Il viaggio senza fine di Odisseo nella meravigliosa blasfemia di Kazantzakis
In italiano l’opera del poeta che si fece nuovo Omero
Ci sono libri che sono mari, vastità nei quali stendersi alla luce sanguigna del tramonto e fare il morto, sostenuti da una forza infinitamente più grande, che sa fasciare e lavorare, nella quale dolori e gioie sono compresi in un abbraccio che ha il sentore dell’inevitabile. Non si tratta semplicemente della loro mole (sebbene pura essa abbia un ruolo nello stabilire l’andatura e la qualità d’un certo respiro) e la calma che infondono non ha niente di narcotico, possono scottare e tagliare a ogni pagina, eppure parificano i nostri grovigli, le estasi e le sconfitte col ritmo del mondo, come gli sbuffi dolceamari dei polmoni dopo un orgasmo.
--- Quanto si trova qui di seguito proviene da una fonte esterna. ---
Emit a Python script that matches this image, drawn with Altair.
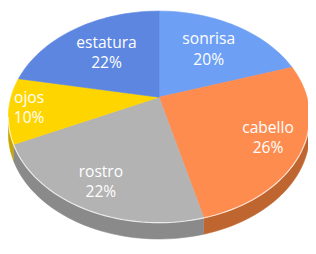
import math
import altair as alt
import pandas as pd

# ---- data ----
categories = ["sonrisa", "cabello", "rostro", "ojos", "estatura"]
values = [20, 26, 22, 10, 22]
pct_labels = ["20%", "26%", "22%", "10%", "22%"]
top_colors = ["#6d9ff4", "#ff8c4f", "#b3b3b3", "#ffd500", "#5c86e0"]
side_colors = ["#4f7bc4", "#bf6530", "#8a8a8a", "#c9a400", "#4567b8"]

# ---- perspective layout of the 3-D pie (page pixel units) ----
AX, AY = 163, 98          # projected centre of the pie
F, D = 582.0, 3.83        # focal length / camera distance (pie radius = 1)
TILT_C, TILT_S = 0.712, 0.702
DEPTH = 17
STEP = 2.0
FONT = 16
CHAR_W = 0.55 * 15
BOX_H = 38
PAD = 3

total = sum(values)


def proj(a, r=1.0):
    t = math.radians(a)
    X, Yf = r * math.sin(t), r * math.cos(t)
    z = D + Yf * TILT_C
    return AX + F * X / z, AY - F * Yf * TILT_S / z


vis0 = math.degrees(math.acos(-TILT_C / D))
vis1 = 360.0 - vis0

top_rows, side_rows, rim_rows, label_rows = [], [], [], []
start = 0.0
for cat, v, pct in zip(categories, values, pct_labels):
    sweep = 360.0 * v / total
    end = start + sweep
    n = max(2, int(math.ceil(sweep / STEP)))
    o = 0
    top_rows.append(dict(slice=cat, o=o, x=AX, y=AY))
    o += 1
    for k in range(n + 1):
        x, y = proj(start + sweep * k / n)
        top_rows.append(dict(slice=cat, o=o, x=x, y=y))
        o += 1
    top_rows.append(dict(slice=cat, o=o, x=AX, y=AY))

    s0, s1 = max(start, vis0), min(end, vis1)
    if s1 > s0:
        m = max(2, int(math.ceil((s1 - s0) / STEP)))
        angs = [s0 + (s1 - s0) * k / m for k in range(m + 1)]
        o = 0
        for a in angs:
            x, y = proj(a)
            side_rows.append(dict(slice=cat, o=o, x=x, y=y))
            rim_rows.append(dict(slice=cat, o=o, x=x, y=y))
            o += 1
        for a in reversed(angs):
            x, y = proj(a)
            side_rows.append(dict(slice=cat, o=o, x=x, y=y + DEPTH))
            o += 1

    # label box placed inside the slice, against its outer edge
    ex, ey = proj(start + sweep / 2)
    dx, dy = AX - ex, AY - ey
    L = math.hypot(dx, dy)
    ux, uy = dx / L, dy / L
    w = max(len(cat), len(pct)) * CHAR_W
    dist = PAD + abs(ux) * w / 2 + abs(uy) * BOX_H / 2
    label_rows.append(dict(slice=cat, x=ex + ux * dist, y=ey + uy * dist, name=cat, pct=pct))
    start = end

top_df = pd.DataFrame(top_rows)
side_df = pd.DataFrame(side_rows)
rim_df = pd.DataFrame(rim_rows)
lab_df = pd.DataFrame(label_rows)

xs = alt.Scale(domain=[8, 316], range=[0, 308], nice=False, zero=False)
ys = alt.Scale(domain=[8, 246], range=[0, 234], nice=False, zero=False)
X = alt.X("x:Q", scale=xs, axis=None)
Y = alt.Y("y:Q", scale=ys, axis=None)

side = alt.Chart(side_df).mark_line(strokeWidth=0.6).encode(
    x=X, y=Y, order="o:Q", detail="slice:N",
    fill=alt.Fill("slice:N", scale=alt.Scale(domain=categories, range=side_colors), legend=None),
    stroke=alt.Stroke("slice:N", scale=alt.Scale(domain=categories, range=side_colors), legend=None),
)

top = alt.Chart(top_df).mark_line(strokeWidth=0.6).encode(
    x=X, y=Y, order="o:Q", detail="slice:N",
    fill=alt.Fill("slice:N", scale=alt.Scale(domain=categories, range=top_colors), legend=None),
    stroke=alt.Stroke("slice:N", scale=alt.Scale(domain=categories, range=top_colors), legend=None),
)

rim = alt.Chart(rim_df).mark_line(color="white", strokeWidth=1.2, opacity=0.75).encode(
    x=X, y=Y, order="o:Q", detail="slice:N"
)

name_txt = alt.Chart(lab_df).mark_text(
    color="white", font="Open Sans", fontSize=FONT, dy=-11
).encode(x=X, y=Y, text="name:N")
pct_txt = alt.Chart(lab_df).mark_text(
    color="white", font="Open Sans", fontSize=FONT, dy=10
).encode(x=X, y=Y, text="pct:N")

chart = alt.layer(side, top, rim, name_txt, pct_txt).resolve_scale(
    fill="independent", stroke="independent"
).properties(
    width=308, height=234, padding=0,
    autosize=alt.AutoSizeParams(type="none"),
    background="white",
).configure_view(stroke=None)

chart.save("out.html", embed_options={"renderer": "svg", "actions": False})
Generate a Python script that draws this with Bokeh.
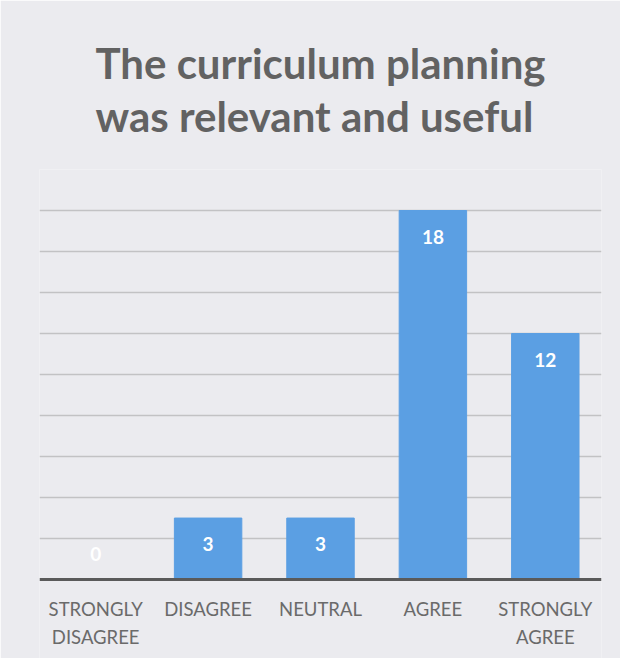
from bokeh.plotting import figure
from bokeh.models import ColumnDataSource, FixedTicker, Title, Span
from bokeh.core.properties import value
from bokeh.embed import file_html
from bokeh.resources import INLINE

categories = ["STRONGLY DISAGREE", "DISAGREE", "NEUTRAL", "AGREE", "STRONGLY AGREE"]
tick_labels = ["STRONGLY\nDISAGREE", "DISAGREE", "NEUTRAL", "AGREE", "STRONGLY\nAGREE"]
counts = [0, 3, 3, 18, 12]
grid_ticks = [2, 4, 6, 8, 10, 12, 14, 16, 18, 20]

# labels sit inside the bar top; an empty bar gets its label just above the baseline
label_offsets = [26 if c > 0 else -26 for c in counts]

src = ColumnDataSource(dict(cat=categories, n=counts, lab=[str(c) for c in counts],
                            tick=tick_labels, base=[0] * len(counts), off=label_offsets))

BG = "#ebebef"
p = figure(x_range=categories, y_range=(-3.85, 20), width=620, height=658,
           output_backend="svg", toolbar_location=None,
           min_border_left=39, min_border_right=19, min_border_top=169,
           min_border_bottom=0, background_fill_color=BG, border_fill_color=BG,
           outline_line_color=None)

p.add_layout(Title(text="The curriculum planning\nwas relevant and useful", align="center",
                   text_font="Lato", text_font_size="42px", text_font_style="bold",
                   text_color="#626262", offset=0, standoff=58, text_line_height=1.06), "above")

p.vbar(x="cat", top="n", width=0.6, source=src, color="#5b9fe3")
p.text(x="cat", y="n", text="lab", source=src, text_color="white",
       text_font=value("Lato"), text_font_size="19px", text_font_style="bold",
       text_align="center", text_baseline="middle", y_offset="off")

# category labels below the baseline
p.text(x="cat", y="base", text="tick", source=src, text_color="#6a6a6a",
       text_font=value("Lato"), text_font_size="18.5px",
       text_align="center", text_baseline="top", y_offset=18, text_line_height=1.27)

p.add_layout(Span(location=0, dimension="width", line_color="#5a5a5a", line_width=3))

p.yaxis.visible = False
p.xaxis.visible = False
p.ygrid.ticker = FixedTicker(ticks=grid_ticks)
p.ygrid.grid_line_color = "#c2c2c4"
p.ygrid.grid_line_width = 1.5
p.xgrid.grid_line_color = None
p.x_range.range_padding = 0

open("out.html", "w").write(file_html(p, INLINE))
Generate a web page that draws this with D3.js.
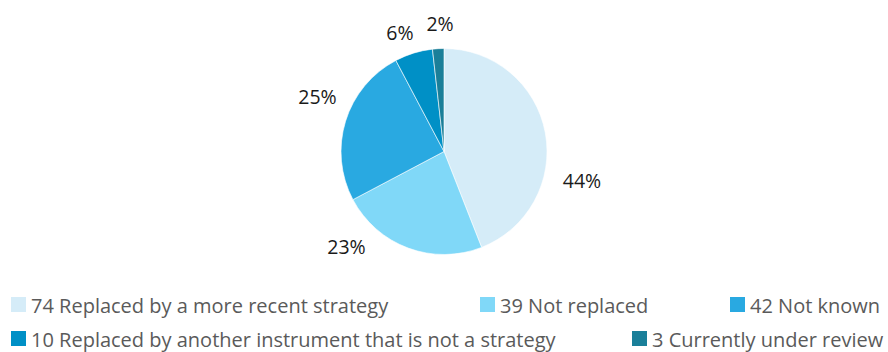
<!DOCTYPE html>
<html>
<head>
<meta charset="utf-8">
<script src="https://cdn.jsdelivr.net/npm/d3@7"></script>
<style>
  html, body { margin: 0; padding: 0; background: #ffffff; }
  svg { display: block; }
</style>
</head>
<body>
<svg id="chart" width="888" height="352"></svg>
<script>
// Outcome of strategies once they expired
const categories = [
  "Replaced by a more recent strategy",
  "Not replaced",
  "Not known",
  "Replaced by another instrument that is not a strategy",
  "Currently under review"
];
const counts = [74, 39, 42, 10, 3];
const percentLabels = ["44%", "23%", "25%", "6%", "2%"];
const colors = ["#d5ecf8", "#80d8f8", "#29a9e1", "#0090c6", "#1a7f99"];

// layout
const cx = 444, cy = 151.5, radius = 103;
// label placement: angular shift from slice middle (radians) and distance from centre
const labelShift = [0.394, 0.444, 0.111, -0.055, 0.025];
const labelDist = [141, 136, 138, 127, 128];
// legend slots (square left edge, row index)
const legendSlots = [
  { x: 11, row: 0 }, { x: 480, row: 0 }, { x: 730, row: 0 },
  { x: 11, row: 1 }, { x: 632, row: 1 }
];
const legendTop = 297, legendRowGap = 34, legendBox = 15;

const svg = d3.select("#chart");

const pie = d3.pie().sort(null).value(d => d)(counts);
const arc = d3.arc().innerRadius(0).outerRadius(radius);

const g = svg.append("g").attr("transform", `translate(${cx},${cy})`);

g.selectAll("path.slice")
  .data(pie)
  .join("path")
  .attr("class", "slice")
  .attr("d", arc)
  .attr("fill", (d, i) => colors[i])
  .attr("stroke", "#ffffff")
  .attr("stroke-width", 0.6);

g.selectAll("text.pct")
  .data(pie)
  .join("text")
  .attr("class", "pct")
  .each(function (d, i) {
    const a = (d.startAngle + d.endAngle) / 2 + labelShift[i];
    const r = labelDist[i];
    d3.select(this)
      .attr("x", r * Math.sin(a))
      .attr("y", -r * Math.cos(a));
  })
  .attr("text-anchor", "middle")
  .attr("dominant-baseline", "central")
  .attr("font-family", "'Open Sans', sans-serif")
  .attr("font-size", 19.5)
  .attr("fill", "#1a1a1a")
  .text((d, i) => percentLabels[i]);

// legend
const legend = svg.append("g");
const items = legend.selectAll("g.item")
  .data(categories)
  .join("g")
  .attr("class", "item")
  .attr("transform", (d, i) => {
    const s = legendSlots[i];
    return `translate(${s.x},${legendTop + s.row * legendRowGap})`;
  });

items.append("rect")
  .attr("width", legendBox)
  .attr("height", legendBox)
  .attr("fill", (d, i) => colors[i]);

items.append("text")
  .attr("x", legendBox + 5)
  .attr("y", 16)
  .attr("font-family", "'Open Sans', sans-serif")
  .attr("font-size", 20)
  .attr("fill", "#5a5a5a")
  .text((d, i) => `${counts[i]} ${d}`);
</script>
</body>
</html>
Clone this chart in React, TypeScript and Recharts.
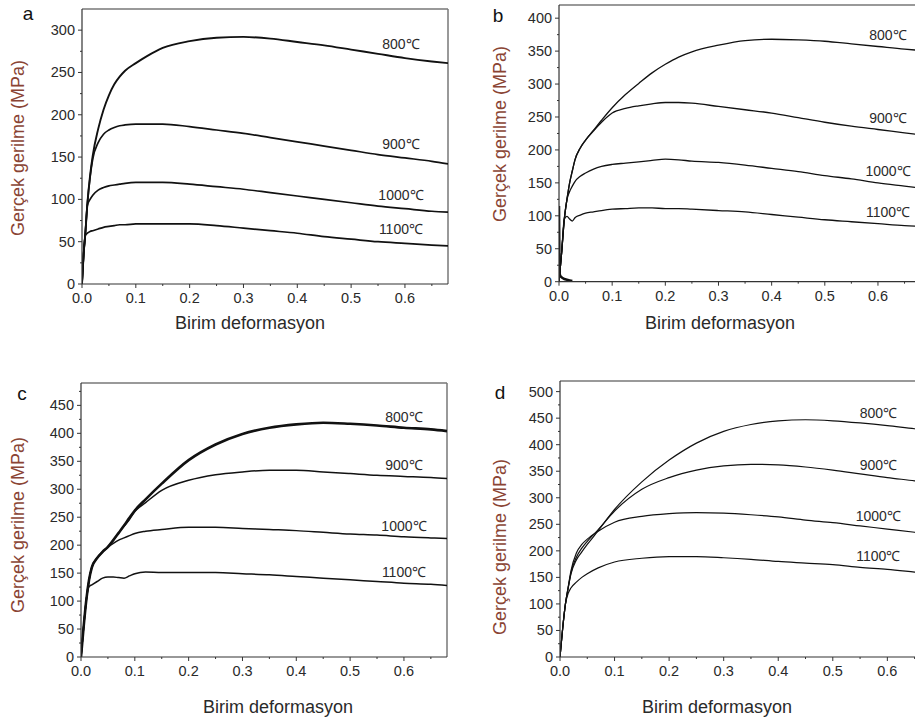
import React from "react";
import { LineChart, Line, XAxis, YAxis, ReferenceLine } from "recharts";

const temps = ["800℃", "900℃", "1000℃", "1100℃"];

// panel a
const strainA = [0, 0.003, 0.006, 0.01, 0.015, 0.02, 0.03, 0.04, 0.05, 0.06, 0.07, 0.08, 0.1, 0.12, 0.15, 0.2, 0.25, 0.3, 0.35, 0.4, 0.45, 0.5, 0.55, 0.6, 0.65, 0.68];
const a800 = [0, 35, 58, 95, 128, 152, 183, 206, 223, 236, 245, 252, 261, 269, 279, 287, 291, 292, 290, 286, 282, 277, 272, 267, 263, 261];
const a900 = [0, 35, 58, 95, 126, 148, 167, 177, 182, 185, 187, 188, 189, 189, 189, 186, 182, 178, 173, 168, 163, 158, 153, 149, 145, 142];
const a1000 = [0, 35, 58, 93, 100, 105, 111, 114, 116, 117, 118, 119, 120, 120, 120, 118, 115, 112, 108, 104, 100, 96, 92, 89, 86, 85];
const a1100 = [0, 35, 57, 60, 62, 63, 65, 67, 68, 69, 70, 70, 71, 71, 71, 71, 69, 66, 63, 60, 56, 53, 50, 48, 46, 45];

// panel b
const strainB = [0, 0.005, 0.01, 0.015, 0.02, 0.025, 0.03, 0.04, 0.05, 0.065, 0.08, 0.1, 0.125, 0.15, 0.175, 0.2, 0.225, 0.25, 0.3, 0.35, 0.4, 0.45, 0.5, 0.55, 0.6, 0.65, 0.68];
const b800 = [0, 45, 95, 125, 150, 168, 185, 203, 215, 230, 245, 264, 284, 301, 317, 330, 341, 349, 359, 366, 368, 367, 365, 361, 357, 353, 351];
const b900 = [0, 45, 95, 125, 150, 168, 185, 203, 215, 229, 242, 256, 263, 267, 270, 272, 272, 271, 266, 261, 256, 249, 242, 236, 231, 226, 223];
const b1000 = [0, 45, 95, 125, 137, 145, 152, 160, 165, 171, 175, 178, 180, 182, 184, 186, 185, 183, 181, 177, 172, 167, 161, 156, 150, 145, 142];
const b1100 = [0, 45, 95, 99, 95, 92, 97, 101, 104, 106, 108, 110, 111, 112, 112, 111, 111, 110, 108, 106, 102, 98, 94, 91, 88, 85, 84];
// the small spike and blob at the origin of panel b
const bNoiseStrain = [0, 0.001, 0.003, 0.006, 0.01, 0.015, 0.02, 0.025];
const bNoise = [115, 12, 8, 6, 4, 3, 2, 1];

// panel c
const strainC = [0, 0.005, 0.01, 0.015, 0.02, 0.03, 0.04, 0.05, 0.06, 0.07, 0.08, 0.09, 0.1, 0.12, 0.15, 0.2, 0.25, 0.3, 0.35, 0.4, 0.45, 0.5, 0.55, 0.6, 0.65, 0.68];
const c800 = [0, 55, 103, 138, 160, 177, 188, 197, 209, 222, 235, 249, 262, 282, 310, 352, 380, 399, 410, 416, 419, 417, 414, 410, 407, 404];
const c900 = [0, 55, 103, 138, 160, 177, 188, 197, 209, 222, 234, 246, 260, 276, 298, 316, 326, 331, 334, 334, 331, 328, 325, 323, 321, 319];
const c1000 = [0, 55, 103, 138, 160, 177, 188, 196, 203, 209, 213, 217, 221, 225, 228, 232, 232, 230, 228, 226, 223, 220, 218, 215, 213, 212];
const c1100 = [0, 55, 103, 126, 129, 135, 141, 143, 143, 142, 141, 145, 149, 152, 151, 151, 151, 149, 147, 144, 141, 138, 135, 132, 130, 128];

// panel d
const strainD = [0, 0.005, 0.01, 0.015, 0.02, 0.03, 0.04, 0.05, 0.07, 0.1, 0.15, 0.2, 0.25, 0.3, 0.35, 0.4, 0.45, 0.5, 0.55, 0.6, 0.65, 0.68];
const d800 = [0, 55, 100, 130, 156, 183, 198, 212, 238, 278, 330, 371, 403, 425, 438, 445, 447, 445, 441, 436, 430, 427];
const d900 = [0, 55, 100, 130, 158, 188, 205, 218, 240, 275, 316, 338, 352, 360, 363, 362, 358, 352, 345, 338, 332, 328];
const d1000 = [0, 55, 100, 132, 162, 196, 212, 222, 237, 254, 265, 270, 272, 271, 268, 264, 258, 253, 247, 241, 235, 231];
const d1100 = [0, 55, 100, 120, 130, 141, 150, 157, 168, 179, 186, 189, 189, 187, 184, 180, 177, 174, 169, 165, 160, 157];

const xTicks = [0, 0.05, 0.1, 0.15, 0.2, 0.25, 0.3, 0.35, 0.4, 0.45, 0.5, 0.55, 0.6, 0.65];
const yTicksA = [0, 25, 50, 75, 100, 125, 150, 175, 200, 225, 250, 275, 300];
const yTicksB = [0, 25, 50, 75, 100, 125, 150, 175, 200, 225, 250, 275, 300, 325, 350, 375, 400];
const yTicksC = [0, 25, 50, 75, 100, 125, 150, 175, 200, 225, 250, 275, 300, 325, 350, 375, 400, 425, 450, 475];
const yTicksD = [0, 25, 50, 75, 100, 125, 150, 175, 200, 225, 250, 275, 300, 325, 350, 375, 400, 425, 450, 475, 500];

const FONT = "'Liberation Sans', Arial, Helvetica, sans-serif";
const TEXT = "#2a2a2a";
const YTITLE = "#8a4434";

const YTick = (props: any) => {
  const { x, y, payload } = props;
  const major = Math.round(payload.value) % 50 === 0;
  return (
    <g>
      <line x1={x} x2={x - (major ? 4 : 2)} y1={y} y2={y} stroke="#333" strokeWidth={1} />
      {major && (
        <text x={x - 7} y={y + 5} textAnchor="end" fontSize={14.5} fill={TEXT} fontFamily={FONT}>
          {payload.value}
        </text>
      )}
    </g>
  );
};

const XTick = (props: any) => {
  const { x, y, payload } = props;
  const major = Math.round(payload.value * 100) % 10 === 0;
  return (
    <g>
      <line x1={x} x2={x} y1={y} y2={y + (major ? 4 : 2)} stroke="#333" strokeWidth={1} />
      {major && (
        <text x={x} y={y + 19} textAnchor="middle" fontSize={14.5} fill={TEXT} fontFamily={FONT}>
          {payload.value.toFixed(1)}
        </text>
      )}
    </g>
  );
};

type PanelProps = {
  left: number;
  top: number;
  w: number;
  h: number;
  yMax: number;
  yTicks: number[];
  strain: number[];
  series: number[][];
  widths: number[];
  labelDx: number;
  labelDy: number;
  noise?: { s: number; v: number }[];
};

const Panel = ({ left, top, w, h, yMax, yTicks, strain, series, widths, labelDx, labelDy, noise }: PanelProps) => {
  const rows = strain.map((s, i) => {
    const r: any = { s };
    series.forEach((arr, k) => (r["t" + k] = arr[i]));
    return r;
  });
  const labelIdx = strain.indexOf(0.6);
  return (
    <div style={{ position: "absolute", left: left - 50, top: top - 5 }}>
      <LineChart width={w + 55} height={h + 35} data={rows} margin={{ top: 5, right: 5, left: 0, bottom: 0 }}>
        <XAxis
          dataKey="s"
          type="number"
          domain={[0, 0.68]}
          ticks={xTicks}
          interval={0}
          height={30}
          tickSize={0}
          tickMargin={0}
          tickLine={false}
          tick={(p: any) => <XTick {...p} />}
          axisLine={{ stroke: "#333", strokeWidth: 1.2 }}
          allowDataOverflow
        />
        <YAxis
          type="number"
          domain={[0, yMax]}
          ticks={yTicks}
          interval={0}
          width={50}
          tickSize={0}
          tickMargin={0}
          tickLine={false}
          tick={(p: any) => <YTick {...p} />}
          axisLine={{ stroke: "#333", strokeWidth: 1.2 }}
          allowDataOverflow
        />
        <ReferenceLine y={yMax} stroke="#777" strokeWidth={1.5} />
        <ReferenceLine x={0.68} stroke="#777" strokeWidth={1.5} />
        {noise && (
          <Line
            data={noise}
            dataKey="v"
            type="linear"
            stroke="#111"
            strokeWidth={2.5}
            dot={false}
            isAnimationActive={false}
          />
        )}
        {series.map((_, k) => (
          <Line
            key={k}
            dataKey={"t" + k}
            type="monotone"
            stroke="#111"
            strokeWidth={widths[k]}
            dot={false}
            isAnimationActive={false}
            label={(p: any) =>
              p.index === labelIdx ? (
                <text
                  key={"l" + k}
                  x={p.x + labelDx}
                  y={p.y + labelDy + 5}
                  textAnchor="middle"
                  fontSize={14}
                  fill={TEXT}
                  fontFamily={FONT}
                >
                  {temps[k]}
                </text>
              ) : (
                <g key={"e" + p.index} />
              )
            }
          />
        ))}
      </LineChart>
    </div>
  );
};

const abs = (x: number, y: number, extra: React.CSSProperties = {}): React.CSSProperties => ({
  position: "absolute",
  left: x,
  top: y,
  transform: "translate(-50%, -50%)",
  whiteSpace: "nowrap",
  fontFamily: FONT,
  lineHeight: 1,
  ...extra,
});

export default function App() {
  const xTitle = { fontSize: 18, color: TEXT };
  const yTitle = { fontSize: 18, color: YTITLE, transform: "translate(-50%, -50%) rotate(-90deg)" };
  const letter = { fontSize: 19, color: "#111" };
  const noiseB = bNoiseStrain.map((s, i) => ({ s, v: bNoise[i] }));
  return (
    <div
      style={{
        position: "fixed",
        left: 0,
        top: 0,
        width: 915,
        height: 721,
        overflow: "hidden",
        background: "#fff",
      }}
    >
      <Panel left={81.7} top={9} w={366} h={275} yMax={325} yTicks={yTicksA} strain={strainA}
        series={[a800, a900, a1000, a1100]} widths={[1.9, 1.7, 1.7, 1.7]} labelDx={-4} labelDy={-14} />
      <Panel left={559.3} top={5} w={361.5} h={276.7} yMax={420} yTicks={yTicksB} strain={strainB}
        series={[b800, b900, b1000, b1100]} widths={[1.3, 1.3, 1.3, 1.3]} labelDx={10} labelDy={-12} noise={noiseB} />
      <Panel left={81} top={383.3} w={366} h={274} yMax={490} yTicks={yTicksC} strain={strainC}
        series={[c800, c900, c1000, c1100]} widths={[2.6, 1.5, 1.5, 1.5]} labelDx={0} labelDy={-11} />
      <Panel left={560} top={380.7} w={371} h={276} yMax={520} yTicks={yTicksD} strain={strainD}
        series={[d800, d900, d1000, d1100]} widths={[1.2, 1.2, 1.2, 1.2]} labelDx={-9} labelDy={-13} />

      <div style={abs(28, 13, letter)}>a</div>
      <div style={abs(498, 15, letter)}>b</div>
      <div style={abs(22, 393, letter)}>c</div>
      <div style={abs(500, 392, letter)}>d</div>

      <div style={abs(250, 323, xTitle)}>Birim deformasyon</div>
      <div style={abs(720, 323, xTitle)}>Birim deformasyon</div>
      <div style={abs(278, 707, xTitle)}>Birim deformasyon</div>
      <div style={abs(717, 707, xTitle)}>Birim deformasyon</div>

      <div style={abs(18, 148, yTitle)}>Gerçek gerilme (MPa)</div>
      <div style={abs(500, 134, yTitle)}>Gerçek gerilme (MPa)</div>
      <div style={abs(18, 525, yTitle)}>Gerçek gerilme (MPa)</div>
      <div style={abs(500, 547, yTitle)}>Gerçek gerilme (MPa)</div>
    </div>
  );
}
Per quanto mi riguarda, i primi nomi che vengono alla mente, pur così diversi, sono quelli Celine e Tolstoj, Shikibu, Proust e il Roth di Pastorale, ma la voce fondatrice resta sempre, ovviamente, quella di Omero stesso, che portai nuotando con un braccio alzato fino a dei massi più al largo, quand’ero ragazzino, per leggerlo sotto il sole, mentre Poseidone gorgogliava tutto intorno tra gli scogli. È un grande conforto perciò quando uno di questi mari si stende improvvisamente innanzi per la prima volta, o ci viene riconsegnato da una traduzione attesa: quanto finalmente offertoci dal lavoro ventennale di Nicola Crocetti (cui dobbiamo già tanto per la conoscenza della grande letteratura greca moderna in Italia) colma una lacuna storica e costituisce un grandioso passo avanti, un ampliamento e al tempo stesso un ritorno, che prende le mosse proprio dall’ultimo verso dell’Odissea.